____ SUPPLIED DATA

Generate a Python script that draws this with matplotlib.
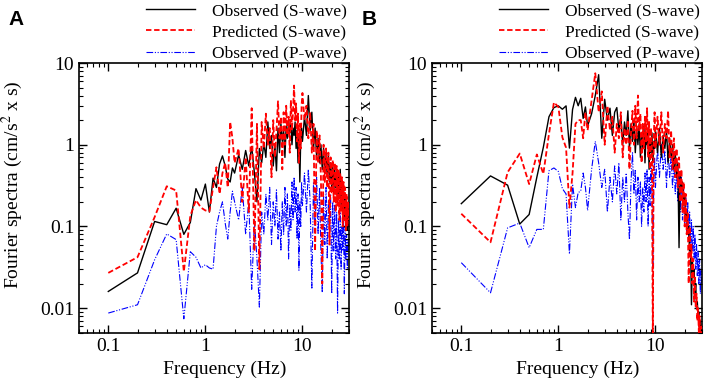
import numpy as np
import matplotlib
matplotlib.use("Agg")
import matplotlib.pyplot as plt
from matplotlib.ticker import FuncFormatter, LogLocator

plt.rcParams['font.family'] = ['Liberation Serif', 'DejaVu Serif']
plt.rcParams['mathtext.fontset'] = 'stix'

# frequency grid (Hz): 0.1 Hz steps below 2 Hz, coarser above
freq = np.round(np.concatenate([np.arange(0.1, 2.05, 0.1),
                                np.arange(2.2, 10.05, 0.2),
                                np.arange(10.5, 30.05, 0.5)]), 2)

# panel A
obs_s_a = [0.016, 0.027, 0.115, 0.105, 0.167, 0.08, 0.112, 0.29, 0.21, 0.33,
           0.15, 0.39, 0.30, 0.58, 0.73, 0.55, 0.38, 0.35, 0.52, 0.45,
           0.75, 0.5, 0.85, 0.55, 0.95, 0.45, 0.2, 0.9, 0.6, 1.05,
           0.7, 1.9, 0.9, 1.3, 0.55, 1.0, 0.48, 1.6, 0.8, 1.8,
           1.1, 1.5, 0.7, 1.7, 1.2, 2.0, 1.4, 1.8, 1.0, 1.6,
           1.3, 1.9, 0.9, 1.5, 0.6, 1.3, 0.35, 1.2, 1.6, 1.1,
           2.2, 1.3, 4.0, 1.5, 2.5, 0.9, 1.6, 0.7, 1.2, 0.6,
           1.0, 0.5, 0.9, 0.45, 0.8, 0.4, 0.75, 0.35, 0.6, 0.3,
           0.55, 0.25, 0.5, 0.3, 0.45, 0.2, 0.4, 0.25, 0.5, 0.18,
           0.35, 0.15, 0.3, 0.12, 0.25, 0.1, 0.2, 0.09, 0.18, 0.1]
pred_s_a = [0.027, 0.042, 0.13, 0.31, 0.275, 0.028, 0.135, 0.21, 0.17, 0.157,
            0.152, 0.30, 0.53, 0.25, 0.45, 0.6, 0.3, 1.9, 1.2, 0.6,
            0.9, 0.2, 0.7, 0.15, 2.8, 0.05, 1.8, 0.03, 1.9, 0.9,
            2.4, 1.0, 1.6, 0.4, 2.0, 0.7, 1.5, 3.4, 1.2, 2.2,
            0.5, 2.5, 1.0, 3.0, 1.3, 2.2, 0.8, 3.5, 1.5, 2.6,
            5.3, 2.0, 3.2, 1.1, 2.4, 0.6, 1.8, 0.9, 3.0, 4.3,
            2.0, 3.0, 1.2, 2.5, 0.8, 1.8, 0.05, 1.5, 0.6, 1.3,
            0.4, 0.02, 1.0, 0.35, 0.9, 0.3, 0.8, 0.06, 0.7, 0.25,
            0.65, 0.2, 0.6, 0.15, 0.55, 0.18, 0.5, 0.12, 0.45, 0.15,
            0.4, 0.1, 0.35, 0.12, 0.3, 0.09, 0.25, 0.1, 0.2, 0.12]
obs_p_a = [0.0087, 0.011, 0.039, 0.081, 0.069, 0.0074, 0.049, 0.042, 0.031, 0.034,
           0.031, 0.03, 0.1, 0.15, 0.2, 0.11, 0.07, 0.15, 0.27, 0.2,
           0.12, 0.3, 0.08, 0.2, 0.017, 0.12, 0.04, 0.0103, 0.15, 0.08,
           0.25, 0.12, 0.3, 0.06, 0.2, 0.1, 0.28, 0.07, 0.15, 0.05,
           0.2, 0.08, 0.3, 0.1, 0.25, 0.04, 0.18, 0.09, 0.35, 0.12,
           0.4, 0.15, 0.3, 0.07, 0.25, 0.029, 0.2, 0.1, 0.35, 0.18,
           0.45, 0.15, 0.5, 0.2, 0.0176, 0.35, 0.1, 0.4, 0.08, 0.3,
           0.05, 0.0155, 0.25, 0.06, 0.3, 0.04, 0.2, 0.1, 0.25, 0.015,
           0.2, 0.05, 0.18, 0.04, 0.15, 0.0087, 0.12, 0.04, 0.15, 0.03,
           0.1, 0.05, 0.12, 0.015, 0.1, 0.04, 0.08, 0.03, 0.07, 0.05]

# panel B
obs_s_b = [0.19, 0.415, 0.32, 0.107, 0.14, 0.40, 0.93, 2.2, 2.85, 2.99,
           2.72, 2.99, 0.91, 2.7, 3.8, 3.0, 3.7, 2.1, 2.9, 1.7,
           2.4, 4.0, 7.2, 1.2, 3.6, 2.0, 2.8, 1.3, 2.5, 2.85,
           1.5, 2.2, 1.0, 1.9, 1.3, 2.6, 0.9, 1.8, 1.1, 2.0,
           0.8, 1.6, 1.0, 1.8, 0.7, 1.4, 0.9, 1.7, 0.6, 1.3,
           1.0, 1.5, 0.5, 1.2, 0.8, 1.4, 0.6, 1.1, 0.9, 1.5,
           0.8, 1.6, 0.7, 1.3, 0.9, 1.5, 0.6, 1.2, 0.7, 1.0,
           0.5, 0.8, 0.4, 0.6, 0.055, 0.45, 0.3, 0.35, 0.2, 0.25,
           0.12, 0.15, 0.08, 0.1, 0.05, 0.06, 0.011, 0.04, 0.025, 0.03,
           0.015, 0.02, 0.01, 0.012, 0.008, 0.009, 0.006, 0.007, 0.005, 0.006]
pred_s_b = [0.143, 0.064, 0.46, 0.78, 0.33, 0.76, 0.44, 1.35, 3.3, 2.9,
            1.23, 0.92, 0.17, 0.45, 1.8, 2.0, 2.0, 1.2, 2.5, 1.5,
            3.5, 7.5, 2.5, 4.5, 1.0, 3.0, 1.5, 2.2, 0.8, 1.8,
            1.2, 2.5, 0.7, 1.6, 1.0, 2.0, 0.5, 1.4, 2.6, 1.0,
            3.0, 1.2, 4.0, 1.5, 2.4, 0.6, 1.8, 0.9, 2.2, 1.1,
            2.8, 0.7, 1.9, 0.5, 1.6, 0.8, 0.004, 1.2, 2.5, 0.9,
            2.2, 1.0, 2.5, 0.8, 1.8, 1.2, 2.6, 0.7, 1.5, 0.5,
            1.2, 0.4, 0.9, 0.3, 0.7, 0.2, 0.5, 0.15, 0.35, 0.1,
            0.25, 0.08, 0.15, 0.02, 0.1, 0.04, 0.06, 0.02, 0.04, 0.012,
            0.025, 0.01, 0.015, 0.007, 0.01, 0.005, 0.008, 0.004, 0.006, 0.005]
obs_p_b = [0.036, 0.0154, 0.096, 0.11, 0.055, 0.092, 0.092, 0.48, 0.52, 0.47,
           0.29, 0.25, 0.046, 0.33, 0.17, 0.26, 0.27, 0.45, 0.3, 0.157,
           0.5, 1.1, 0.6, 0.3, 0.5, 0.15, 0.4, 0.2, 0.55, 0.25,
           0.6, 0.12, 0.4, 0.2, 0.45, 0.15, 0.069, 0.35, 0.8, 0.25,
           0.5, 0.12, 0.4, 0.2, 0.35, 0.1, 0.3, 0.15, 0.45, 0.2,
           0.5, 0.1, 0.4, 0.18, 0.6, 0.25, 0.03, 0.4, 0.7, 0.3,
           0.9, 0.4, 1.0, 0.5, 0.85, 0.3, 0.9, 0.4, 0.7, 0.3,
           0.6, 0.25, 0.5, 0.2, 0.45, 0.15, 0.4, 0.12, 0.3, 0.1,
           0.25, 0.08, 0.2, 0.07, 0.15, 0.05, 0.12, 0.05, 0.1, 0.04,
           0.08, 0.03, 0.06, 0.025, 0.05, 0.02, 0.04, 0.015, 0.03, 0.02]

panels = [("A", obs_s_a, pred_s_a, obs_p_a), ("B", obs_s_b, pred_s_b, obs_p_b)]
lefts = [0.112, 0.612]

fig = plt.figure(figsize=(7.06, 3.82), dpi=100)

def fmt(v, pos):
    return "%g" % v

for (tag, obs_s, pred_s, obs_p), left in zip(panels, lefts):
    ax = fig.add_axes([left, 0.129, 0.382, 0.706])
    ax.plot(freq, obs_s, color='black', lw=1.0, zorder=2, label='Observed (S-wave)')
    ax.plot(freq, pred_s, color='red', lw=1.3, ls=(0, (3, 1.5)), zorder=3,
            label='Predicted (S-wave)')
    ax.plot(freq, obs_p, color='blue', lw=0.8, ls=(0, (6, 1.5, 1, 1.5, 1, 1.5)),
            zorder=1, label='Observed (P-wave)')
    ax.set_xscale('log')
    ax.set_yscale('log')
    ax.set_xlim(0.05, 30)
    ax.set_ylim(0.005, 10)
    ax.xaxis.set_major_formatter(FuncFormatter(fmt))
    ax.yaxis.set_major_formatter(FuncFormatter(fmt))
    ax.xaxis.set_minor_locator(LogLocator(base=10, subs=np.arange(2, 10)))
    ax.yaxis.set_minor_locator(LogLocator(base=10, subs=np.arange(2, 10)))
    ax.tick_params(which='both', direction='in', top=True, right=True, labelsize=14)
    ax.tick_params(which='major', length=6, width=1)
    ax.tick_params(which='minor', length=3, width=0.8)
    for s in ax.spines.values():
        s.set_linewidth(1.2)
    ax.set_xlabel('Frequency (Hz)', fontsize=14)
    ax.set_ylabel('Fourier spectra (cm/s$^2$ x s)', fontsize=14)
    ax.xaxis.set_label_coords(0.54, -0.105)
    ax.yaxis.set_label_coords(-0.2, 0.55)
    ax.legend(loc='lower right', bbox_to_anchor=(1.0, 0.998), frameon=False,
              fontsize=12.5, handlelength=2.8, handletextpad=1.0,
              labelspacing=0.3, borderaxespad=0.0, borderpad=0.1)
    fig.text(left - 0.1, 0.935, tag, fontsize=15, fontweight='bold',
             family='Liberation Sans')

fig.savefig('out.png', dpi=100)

________

### EXERCISE:
Return the material line for line, from its beginning to the line that contains "plt.rcParams['mathtext.fontset'] = 'stix'", with the pictures left out.

### EXERCISE SOLUTION:
Generate a Python script that draws this with matplotlib.
import numpy as np
import matplotlib
matplotlib.use("Agg")
import matplotlib.pyplot as plt
from matplotlib.ticker import FuncFormatter, LogLocator

plt.rcParams['font.family'] = ['Liberation Serif', 'DejaVu Serif']
plt.rcParams['mathtext.fontset'] = 'stix'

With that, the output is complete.